Often times in yoga my instructors will have a theme for class. Last night Ashley had two coinciding themes: gratitude and letting go of expectations. Even in the midst of my pain and sadness I find gratitude something I practice most days. When I first lay down my head at night, I think back through my day and remind myself of all the good things that happened. When it’s hard to come up with events, I can always fall back on the basics of shelter, food and clothing. However, I rarely do that because so many wonderful people surround me in my life – most of my reflections of the day are about people and nature. I have much to be grateful for.
Expectations, however, get me every time. Recently I’ve been watching Gilmore Girls. I’ve heard a lot of talk about the new episodes coming out and since I never watched the show I thought I’d give it a try. I love it! In one episode I saw in the last week or so, Luke was ranting about plans and expectations (Luke rants a lot!). “When you make plans, then you have expectations, and when you have expectations, then…you will get disappointed.” He’s not wrong.

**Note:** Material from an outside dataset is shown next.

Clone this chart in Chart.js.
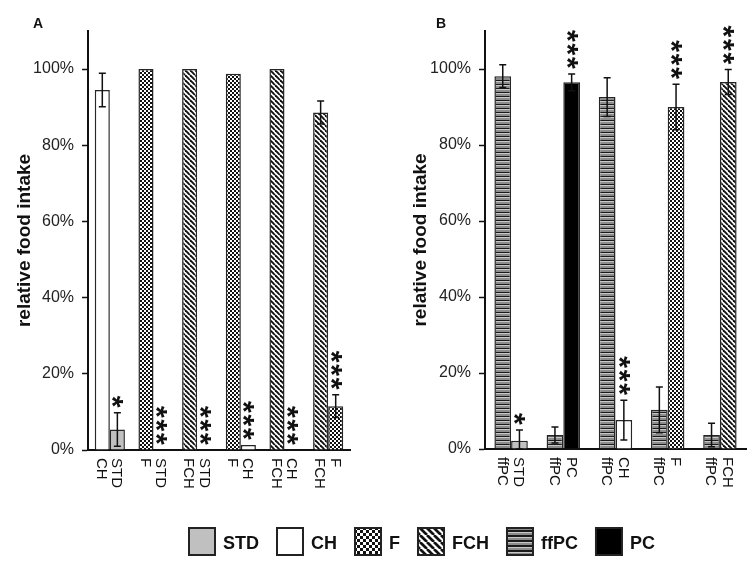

My life is filled with plans and therefore lots of expectations. It doesn’t have to be big things…it can be something as simple as planning errands and then the store doesn’t have what I need, or the line is longer than I expected or whatever. I like to plan things and then, I like things to go the way I planned.
I’m not completely inflexible. I do work in a church…with live people…many whom are still growing their brains. It’s not possible to work under these conditions and not be flexible. I get that things change; plans have to be altered. I understand that. However, I would really prefer if those plans went the way I expected!
This time of year is hard for me because I have so many expectations around holidays. I have created ideas about how family functions should go or what the meal should taste like or how the weather will be. (My mind still wants us to all cram inside my grandparent’s ranch house with her cooking and everyone smiling and happy. The reality is there is no way we’d all fit anymore, meaning there would be less smiles and more frustration. Not to mention the small detail of both my grandparents being dead. Details!) In creating these expectations I often set myself up for disappointment.
Two years ago we hosted Thanksgiving at our home – our first holiday in our new house. It was going to be perfect. And then…the oven caught on fire. The house was filled with smoke. The babies were all sick (thankfully most of the sickness took place at my mom’s house). We didn’t have enough charcoal to finish cooking the turkey on the grill so I had to run to the store. The house smelled. People were being people and dogs were being dogs. It wasn’t how I pictured it…at all.
However, in the end we had a delicious meal in our new house with all of my family present and accounted for. No one went hungry. No one was missing. Without any expectations this would have been a perfect first Thanksgiving in our new home, not to mention a great story to go with it!
I can’t not plan. I can’t not have any expectations for my life. I know me. It’s just not possible. However, maybe I can practice letting up on some of those plans and expectations just a little bit. Maybe I can try to be more present and less future-oriented. Maybe I can work on being in the moment just a little more.
One of the blessings that has come out of the last several weeks is just that – I’m in the moment. It’s hard for me to plan too far in advance because I don’t know what will feel right to me then. I can do what feels right in this moment and that seems to be the best plan right now. Do the next right thing. In doing so, my expectations have dropped. Because of that, I feel lost – how can I reach a goal if I don’t have an expectation? Maybe the only goal for now is to be here.
I’ve thought about what the next several days might be like – days filled with my brothers and sister in law and nieces and parents and husband. I know it won’t be perfect according to any expectations I might have. So, I’m going to do my best to let those expectations go and then, I suspect, it will be perfect – it will be the way it’s meant to be.